Mais en ce qui les concerne, MM. Even et Debré ne paraissent pas craindre d’écrabouiller la médecine et tout ce qui lui tourne autour, ainsi que nous l’avons constaté… Et avec une certaine surprise, convenons-en.
Or, sitôt arrivés à ce point de non-retour, très justement… ils se retournent et, très gaiement, reprennent le chemin exactement inverse, pour voler au secours de celles et de ceux qu’ils auraient précédemment presque traîné(e)s jusqu’aux gibets de Montfaucon.
Ne quittons donc pas ces « Conclusions » décidément étonnantes…
Juste en leur milieu, le premier virage se présente avec une certaine douceur, mais déjà nous constatons que l’industrie pharmaceutique a eu le temps de se refaire une beauté : (page 111)
« C’est une grande industrie, qui a beaucoup apporté dans le passé, qui apporte encore quelques molécules utiles chaque année et une industrie très professionnelle dont on ne peut se passer, mais elle trahit trop souvent la mission qui devrait être la sienne. Son image devient et deviendra de plus en plus détestable. Qu’elle y prenne garde. »
Comme nous l’avons vu, les preuves à charge assénées par nos deux procureurs s’étalent sur plusieurs centaines de pages. Et voici qu’en une seule phrase, la plus longue de ce petit paragraphe, cette machine à la centaine de milliards d’euros de capitalisation qui pourrit les meilleures volontés du monde pour enrichir la spéculation internationale retrouve une virginité morale à toute épreuve qui n’a plus besoin d’aucune dé-monstration pour être garantie sur facture !…

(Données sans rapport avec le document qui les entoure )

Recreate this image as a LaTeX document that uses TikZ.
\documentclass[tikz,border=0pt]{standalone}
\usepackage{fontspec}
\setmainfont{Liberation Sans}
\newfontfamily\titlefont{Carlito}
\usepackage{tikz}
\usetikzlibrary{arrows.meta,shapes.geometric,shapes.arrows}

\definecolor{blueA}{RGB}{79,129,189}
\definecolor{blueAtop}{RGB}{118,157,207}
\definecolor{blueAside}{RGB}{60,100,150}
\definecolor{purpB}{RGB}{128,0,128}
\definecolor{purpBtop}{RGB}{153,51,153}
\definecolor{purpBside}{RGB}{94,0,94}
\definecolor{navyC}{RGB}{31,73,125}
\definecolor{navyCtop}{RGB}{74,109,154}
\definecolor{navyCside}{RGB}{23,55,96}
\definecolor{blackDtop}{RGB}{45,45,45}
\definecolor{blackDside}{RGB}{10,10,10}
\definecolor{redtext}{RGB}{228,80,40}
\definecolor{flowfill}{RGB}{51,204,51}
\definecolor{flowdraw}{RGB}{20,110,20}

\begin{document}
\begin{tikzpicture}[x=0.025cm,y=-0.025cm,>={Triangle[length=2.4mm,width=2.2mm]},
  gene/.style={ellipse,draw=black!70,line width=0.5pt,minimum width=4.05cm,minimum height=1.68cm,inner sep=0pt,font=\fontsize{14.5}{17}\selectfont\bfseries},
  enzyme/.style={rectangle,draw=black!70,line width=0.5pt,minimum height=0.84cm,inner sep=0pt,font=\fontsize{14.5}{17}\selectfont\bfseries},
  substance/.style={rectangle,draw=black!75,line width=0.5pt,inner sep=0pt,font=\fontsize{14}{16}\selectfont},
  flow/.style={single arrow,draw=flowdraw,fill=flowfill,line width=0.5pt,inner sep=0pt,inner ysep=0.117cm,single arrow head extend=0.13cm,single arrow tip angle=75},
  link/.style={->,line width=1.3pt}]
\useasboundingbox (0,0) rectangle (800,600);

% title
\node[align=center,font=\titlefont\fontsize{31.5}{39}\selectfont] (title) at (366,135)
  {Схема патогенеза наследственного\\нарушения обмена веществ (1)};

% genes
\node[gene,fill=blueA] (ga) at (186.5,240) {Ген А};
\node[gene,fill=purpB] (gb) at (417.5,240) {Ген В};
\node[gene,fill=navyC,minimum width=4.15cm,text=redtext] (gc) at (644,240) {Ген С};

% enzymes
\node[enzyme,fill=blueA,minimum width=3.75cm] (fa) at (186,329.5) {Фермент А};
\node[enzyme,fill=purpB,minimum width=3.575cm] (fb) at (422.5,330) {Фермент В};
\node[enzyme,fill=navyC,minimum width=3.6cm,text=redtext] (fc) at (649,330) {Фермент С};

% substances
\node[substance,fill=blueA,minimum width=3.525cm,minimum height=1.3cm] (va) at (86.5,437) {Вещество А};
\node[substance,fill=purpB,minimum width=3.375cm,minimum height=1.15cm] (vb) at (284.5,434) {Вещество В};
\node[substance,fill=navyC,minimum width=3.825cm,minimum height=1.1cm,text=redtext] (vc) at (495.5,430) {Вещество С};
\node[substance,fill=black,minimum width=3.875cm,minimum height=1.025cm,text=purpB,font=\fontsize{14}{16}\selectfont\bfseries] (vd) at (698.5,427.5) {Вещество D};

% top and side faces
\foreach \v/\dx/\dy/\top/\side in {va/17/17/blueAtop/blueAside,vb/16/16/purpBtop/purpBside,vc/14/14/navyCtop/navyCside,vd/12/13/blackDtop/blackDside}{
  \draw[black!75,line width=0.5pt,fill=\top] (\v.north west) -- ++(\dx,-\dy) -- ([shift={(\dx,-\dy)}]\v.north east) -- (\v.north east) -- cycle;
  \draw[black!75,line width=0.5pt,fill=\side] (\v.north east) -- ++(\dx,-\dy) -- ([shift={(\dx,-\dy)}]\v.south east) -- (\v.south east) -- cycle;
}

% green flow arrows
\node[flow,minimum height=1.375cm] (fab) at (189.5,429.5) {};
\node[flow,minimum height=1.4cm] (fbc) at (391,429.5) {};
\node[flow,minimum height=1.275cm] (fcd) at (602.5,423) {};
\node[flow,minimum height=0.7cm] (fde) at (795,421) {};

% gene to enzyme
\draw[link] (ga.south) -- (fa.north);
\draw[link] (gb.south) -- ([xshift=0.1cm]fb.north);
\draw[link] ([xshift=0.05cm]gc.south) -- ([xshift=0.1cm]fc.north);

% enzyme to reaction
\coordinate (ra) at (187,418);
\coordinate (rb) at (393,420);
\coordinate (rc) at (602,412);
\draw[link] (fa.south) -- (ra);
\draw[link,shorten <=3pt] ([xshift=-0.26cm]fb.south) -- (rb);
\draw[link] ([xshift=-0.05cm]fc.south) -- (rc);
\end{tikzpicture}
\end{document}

Facture ? Mais oui. Celle que l’industrie pharmaceutique réhabilitée consentirait à régler à travers un rafistolage des plus improbables mais dont nos deux petits bricoleurs de génie sont prêts à lui fournir les plans. Qu’on en juge : (pages 111-112)
« Des solutions équilibrées seraient possibles, à commencer par l’acceptation par les États de payer un peu plus cher les grandes molécules anciennes, vendues aujourd’hui à des prix dérisoires, et d’allonger la durée de protection par les brevets qui ne devraient courir qu’à partir de l’AMM [Autorisation de mise sur le marché]. À condition, en contrepartie, d’éliminer du marché les molécules inutiles et/ou dangereuses et les « me too » et de renoncer au remboursement des molécules placebos inutiles, et finalement de se contenter de bénéfices de 5 à 10% du chiffre d’affaires comme les autres entreprises, et non de 15 à 25%. Ethiquement, les industries de santé ne peuvent être les plus lucratives. »

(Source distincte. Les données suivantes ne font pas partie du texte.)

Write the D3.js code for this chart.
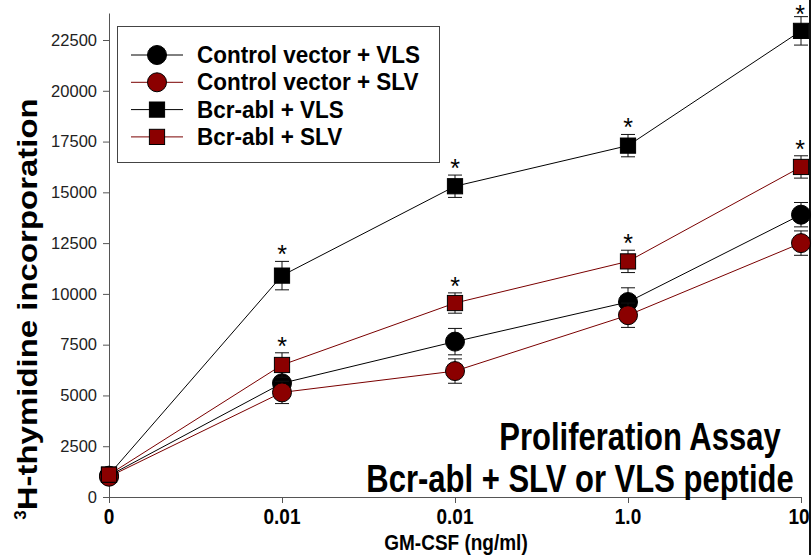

Donc on garde tout le reste… et on repeint une toute petite partie de l’une des façades. Voilà donc pourquoi votre fille était muette, braves gens !
Et voilà pourquoi, dans cette petite affaire de virginité de parade, Chris Viehbacher, Directeur général de Sanofi, spécialement enrôlé par messieurs Even et Debré pour incarner Jeanne d’Arc, va définitivement éloigner l’industrie pharmaceutique française du feu que précédemment les mêmes lui promettaient en enfer : (page 112)
« Sanofi vient de se glorifier à son de trompes dans Le Monde de ses efforts en liaison avec l’OMS, pour éradiquer la maladie du sommeil (trypanosomiase), qui compte encore 270 foyers en Afrique, par des traitements par injection et des recherches avec l’aide de la fondation Bill et Mélinda Gates sur de nouvelles molécules actives par voie orale. Bravo, car le nombre de cas (identifiés) est passé de 350 000, il y a quinze ans, à 6 500, mais, pour cela, Sanofi n’aura dépensé que 100 millions d’euros en vingt ans… soit 5 millions par an, soit moins de 1/1 000 de ses bénéfices, comme si chacun d’entre nous versait 5 à 10 euros par an. Ne pourrait-elle mieux faire ? »
Mais si, bien sûr, depuis que Jeanne d’Arc a pris les rênes de son beau destrier bleu… et que le bénéfice de Sanofi s’est encore accru… sur lequel la part sus-indiquée reprendra le pourcentage qui lui revient, etc…
Il fait décidément bon être en bonne santé, pour ne pas, ici, mourir de rire… ou de colère.